STATED TASK:
Go through the records and show each line where the word "that" occurs.

DATASET ENTRIES:
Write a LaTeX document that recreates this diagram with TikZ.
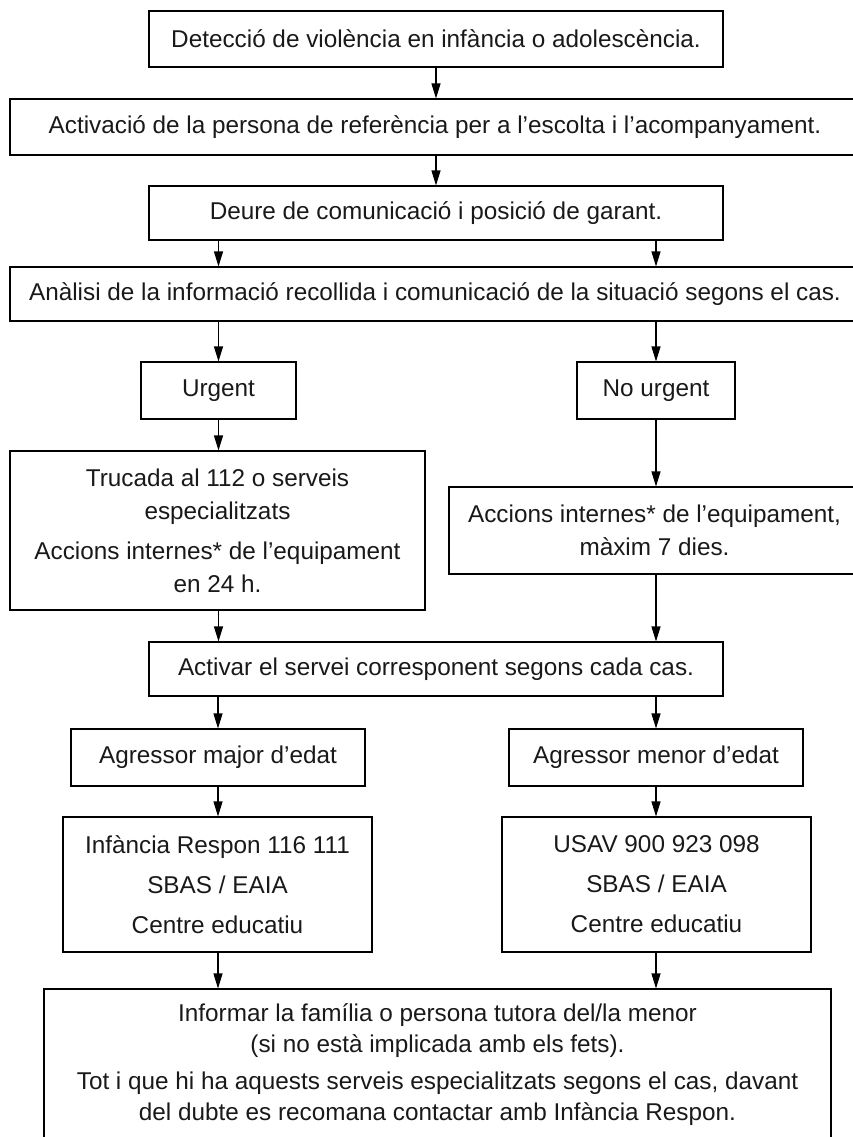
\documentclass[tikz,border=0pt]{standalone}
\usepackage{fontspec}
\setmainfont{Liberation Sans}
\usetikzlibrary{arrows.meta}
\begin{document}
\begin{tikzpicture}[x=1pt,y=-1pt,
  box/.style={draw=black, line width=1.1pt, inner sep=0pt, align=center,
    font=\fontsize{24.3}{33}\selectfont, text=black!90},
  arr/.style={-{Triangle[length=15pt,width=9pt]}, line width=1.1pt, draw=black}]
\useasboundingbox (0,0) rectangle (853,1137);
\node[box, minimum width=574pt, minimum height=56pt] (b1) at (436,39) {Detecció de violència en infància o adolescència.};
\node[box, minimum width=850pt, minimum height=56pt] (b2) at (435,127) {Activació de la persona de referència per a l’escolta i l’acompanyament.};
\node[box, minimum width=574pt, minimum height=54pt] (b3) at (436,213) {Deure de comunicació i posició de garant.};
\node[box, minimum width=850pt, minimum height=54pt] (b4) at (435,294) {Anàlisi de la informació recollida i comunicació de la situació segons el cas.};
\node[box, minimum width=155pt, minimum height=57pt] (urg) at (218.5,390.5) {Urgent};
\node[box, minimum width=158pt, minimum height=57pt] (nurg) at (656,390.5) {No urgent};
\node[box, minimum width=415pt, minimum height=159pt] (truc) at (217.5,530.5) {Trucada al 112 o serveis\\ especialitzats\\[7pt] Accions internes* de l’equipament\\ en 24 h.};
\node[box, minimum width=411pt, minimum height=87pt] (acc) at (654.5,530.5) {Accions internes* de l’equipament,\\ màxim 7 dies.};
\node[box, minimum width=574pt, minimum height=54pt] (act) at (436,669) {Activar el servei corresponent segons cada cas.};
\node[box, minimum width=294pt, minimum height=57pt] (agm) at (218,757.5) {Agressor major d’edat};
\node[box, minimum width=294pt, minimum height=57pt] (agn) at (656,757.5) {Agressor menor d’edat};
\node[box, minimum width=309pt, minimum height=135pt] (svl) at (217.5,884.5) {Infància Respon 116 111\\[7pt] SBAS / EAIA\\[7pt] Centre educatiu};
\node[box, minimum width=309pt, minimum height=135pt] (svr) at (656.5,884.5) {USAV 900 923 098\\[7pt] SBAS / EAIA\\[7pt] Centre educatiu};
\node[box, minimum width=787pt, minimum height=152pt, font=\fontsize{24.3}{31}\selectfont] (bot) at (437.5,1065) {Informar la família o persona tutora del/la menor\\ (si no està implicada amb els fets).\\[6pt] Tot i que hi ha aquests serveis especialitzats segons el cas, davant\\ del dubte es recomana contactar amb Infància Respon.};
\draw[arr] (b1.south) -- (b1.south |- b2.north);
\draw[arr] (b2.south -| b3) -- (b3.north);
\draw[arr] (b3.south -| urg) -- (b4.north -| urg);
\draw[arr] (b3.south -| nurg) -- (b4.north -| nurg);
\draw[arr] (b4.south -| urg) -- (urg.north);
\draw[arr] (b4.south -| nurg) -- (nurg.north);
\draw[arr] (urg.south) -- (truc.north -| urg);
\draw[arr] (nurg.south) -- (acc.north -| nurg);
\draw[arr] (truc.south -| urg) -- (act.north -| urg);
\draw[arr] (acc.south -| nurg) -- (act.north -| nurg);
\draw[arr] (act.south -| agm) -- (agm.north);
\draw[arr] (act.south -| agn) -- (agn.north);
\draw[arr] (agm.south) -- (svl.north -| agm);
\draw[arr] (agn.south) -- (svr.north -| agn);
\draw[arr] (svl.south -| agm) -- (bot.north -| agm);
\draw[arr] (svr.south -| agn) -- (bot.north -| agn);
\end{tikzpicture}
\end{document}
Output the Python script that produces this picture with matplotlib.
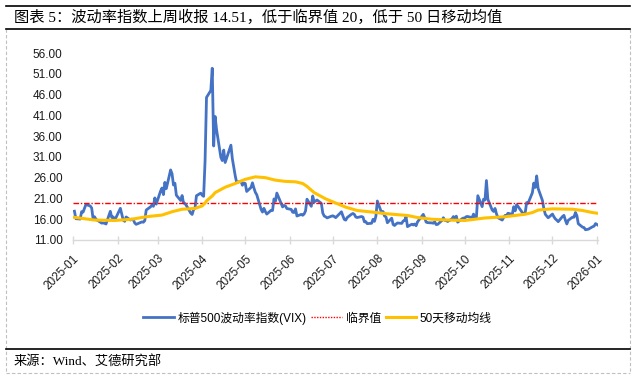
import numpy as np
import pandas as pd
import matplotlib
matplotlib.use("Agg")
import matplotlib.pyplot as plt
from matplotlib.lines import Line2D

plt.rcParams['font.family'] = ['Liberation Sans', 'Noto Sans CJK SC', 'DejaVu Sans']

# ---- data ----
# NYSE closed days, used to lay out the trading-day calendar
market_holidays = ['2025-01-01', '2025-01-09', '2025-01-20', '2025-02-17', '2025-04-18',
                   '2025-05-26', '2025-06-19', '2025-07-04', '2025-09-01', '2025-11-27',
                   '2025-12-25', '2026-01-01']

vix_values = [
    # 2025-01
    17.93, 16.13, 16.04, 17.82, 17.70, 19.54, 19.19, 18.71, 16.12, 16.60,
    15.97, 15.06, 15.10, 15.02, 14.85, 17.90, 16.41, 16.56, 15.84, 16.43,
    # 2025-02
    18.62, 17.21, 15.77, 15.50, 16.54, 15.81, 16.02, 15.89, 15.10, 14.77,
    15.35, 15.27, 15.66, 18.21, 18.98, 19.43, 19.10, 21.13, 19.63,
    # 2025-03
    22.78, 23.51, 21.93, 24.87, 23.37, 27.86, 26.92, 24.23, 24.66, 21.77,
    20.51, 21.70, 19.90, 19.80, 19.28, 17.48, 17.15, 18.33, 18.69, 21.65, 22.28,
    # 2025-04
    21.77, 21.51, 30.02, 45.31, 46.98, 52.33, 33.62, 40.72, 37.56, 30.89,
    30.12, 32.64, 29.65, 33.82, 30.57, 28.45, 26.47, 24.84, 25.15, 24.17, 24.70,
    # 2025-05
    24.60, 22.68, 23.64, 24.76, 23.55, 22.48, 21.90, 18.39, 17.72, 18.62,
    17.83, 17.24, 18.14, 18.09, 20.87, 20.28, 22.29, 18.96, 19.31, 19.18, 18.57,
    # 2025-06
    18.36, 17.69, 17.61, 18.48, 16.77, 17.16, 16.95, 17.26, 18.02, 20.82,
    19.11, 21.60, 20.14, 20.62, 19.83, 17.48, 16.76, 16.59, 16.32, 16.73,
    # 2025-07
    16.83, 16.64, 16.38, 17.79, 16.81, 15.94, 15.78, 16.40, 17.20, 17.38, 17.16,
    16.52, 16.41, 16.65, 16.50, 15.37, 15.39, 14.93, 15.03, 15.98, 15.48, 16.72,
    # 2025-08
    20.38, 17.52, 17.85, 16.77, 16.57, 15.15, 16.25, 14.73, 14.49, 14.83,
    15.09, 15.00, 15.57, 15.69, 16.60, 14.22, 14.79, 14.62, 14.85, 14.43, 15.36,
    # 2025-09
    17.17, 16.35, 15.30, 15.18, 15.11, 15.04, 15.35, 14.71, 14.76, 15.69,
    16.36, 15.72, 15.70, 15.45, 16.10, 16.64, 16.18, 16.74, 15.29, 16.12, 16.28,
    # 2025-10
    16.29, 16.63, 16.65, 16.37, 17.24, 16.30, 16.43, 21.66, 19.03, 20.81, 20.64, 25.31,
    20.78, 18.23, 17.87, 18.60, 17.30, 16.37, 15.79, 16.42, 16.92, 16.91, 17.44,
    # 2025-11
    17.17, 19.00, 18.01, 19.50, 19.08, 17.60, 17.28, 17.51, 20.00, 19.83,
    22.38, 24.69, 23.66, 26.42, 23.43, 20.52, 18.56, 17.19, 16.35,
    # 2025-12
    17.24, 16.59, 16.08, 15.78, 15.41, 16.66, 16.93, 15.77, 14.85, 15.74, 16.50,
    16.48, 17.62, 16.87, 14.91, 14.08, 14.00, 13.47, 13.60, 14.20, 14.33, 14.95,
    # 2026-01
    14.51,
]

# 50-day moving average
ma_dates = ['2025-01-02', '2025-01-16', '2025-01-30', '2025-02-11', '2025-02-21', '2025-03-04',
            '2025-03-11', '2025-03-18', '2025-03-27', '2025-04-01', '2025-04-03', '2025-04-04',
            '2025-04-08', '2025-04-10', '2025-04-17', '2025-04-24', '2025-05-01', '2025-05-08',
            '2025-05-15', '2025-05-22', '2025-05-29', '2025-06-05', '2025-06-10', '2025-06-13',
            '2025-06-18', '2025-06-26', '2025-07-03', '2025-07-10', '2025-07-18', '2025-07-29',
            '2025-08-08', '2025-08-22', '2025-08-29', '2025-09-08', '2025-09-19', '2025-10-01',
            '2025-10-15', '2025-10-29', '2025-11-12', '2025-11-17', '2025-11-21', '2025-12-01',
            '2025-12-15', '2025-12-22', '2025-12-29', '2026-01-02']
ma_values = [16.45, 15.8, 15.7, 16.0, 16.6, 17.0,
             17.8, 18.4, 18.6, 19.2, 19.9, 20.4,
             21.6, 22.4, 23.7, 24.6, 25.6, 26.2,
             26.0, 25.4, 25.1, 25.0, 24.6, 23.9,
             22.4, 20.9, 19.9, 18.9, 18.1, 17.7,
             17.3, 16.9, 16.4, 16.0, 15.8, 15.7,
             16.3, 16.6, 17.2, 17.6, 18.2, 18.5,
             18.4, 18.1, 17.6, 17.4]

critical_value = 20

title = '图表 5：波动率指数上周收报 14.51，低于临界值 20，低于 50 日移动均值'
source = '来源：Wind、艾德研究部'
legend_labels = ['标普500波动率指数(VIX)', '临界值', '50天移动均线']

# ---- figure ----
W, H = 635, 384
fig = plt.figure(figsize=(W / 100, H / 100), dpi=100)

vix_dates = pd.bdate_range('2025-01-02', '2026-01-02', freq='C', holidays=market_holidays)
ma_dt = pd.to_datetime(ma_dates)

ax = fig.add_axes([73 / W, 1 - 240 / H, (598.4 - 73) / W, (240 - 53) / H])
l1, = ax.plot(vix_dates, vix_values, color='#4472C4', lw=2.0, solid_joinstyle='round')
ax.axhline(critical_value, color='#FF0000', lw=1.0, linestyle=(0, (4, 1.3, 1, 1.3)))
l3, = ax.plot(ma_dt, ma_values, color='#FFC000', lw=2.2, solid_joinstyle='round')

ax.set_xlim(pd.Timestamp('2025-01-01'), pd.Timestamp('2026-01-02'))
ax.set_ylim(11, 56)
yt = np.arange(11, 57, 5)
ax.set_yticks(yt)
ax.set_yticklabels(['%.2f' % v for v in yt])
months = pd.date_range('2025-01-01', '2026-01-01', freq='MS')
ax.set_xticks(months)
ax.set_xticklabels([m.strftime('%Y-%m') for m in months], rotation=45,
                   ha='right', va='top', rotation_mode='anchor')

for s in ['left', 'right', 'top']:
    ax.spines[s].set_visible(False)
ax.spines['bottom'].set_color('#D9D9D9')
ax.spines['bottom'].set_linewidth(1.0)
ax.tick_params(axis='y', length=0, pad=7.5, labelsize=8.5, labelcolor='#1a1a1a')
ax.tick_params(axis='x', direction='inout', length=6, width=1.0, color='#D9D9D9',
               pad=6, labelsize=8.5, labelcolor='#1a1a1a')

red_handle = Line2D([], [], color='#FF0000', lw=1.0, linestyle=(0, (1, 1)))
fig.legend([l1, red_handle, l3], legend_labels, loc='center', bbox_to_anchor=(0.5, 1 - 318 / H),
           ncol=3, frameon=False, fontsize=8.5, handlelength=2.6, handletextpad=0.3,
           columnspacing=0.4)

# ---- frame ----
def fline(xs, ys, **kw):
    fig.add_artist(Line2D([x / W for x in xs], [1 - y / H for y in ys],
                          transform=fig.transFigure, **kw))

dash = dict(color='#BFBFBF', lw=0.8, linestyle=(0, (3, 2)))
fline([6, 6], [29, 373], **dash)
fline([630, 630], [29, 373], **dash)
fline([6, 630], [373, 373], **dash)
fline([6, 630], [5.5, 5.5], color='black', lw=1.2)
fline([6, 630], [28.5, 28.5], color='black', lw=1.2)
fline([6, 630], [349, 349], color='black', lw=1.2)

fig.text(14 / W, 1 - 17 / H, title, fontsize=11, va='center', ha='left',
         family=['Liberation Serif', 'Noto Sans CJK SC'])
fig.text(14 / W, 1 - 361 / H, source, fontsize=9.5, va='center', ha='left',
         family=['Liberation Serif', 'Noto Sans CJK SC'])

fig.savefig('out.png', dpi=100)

TASK OUTPUT:
Write a LaTeX document that recreates this diagram with TikZ.
Output the Python script that produces this picture with matplotlib.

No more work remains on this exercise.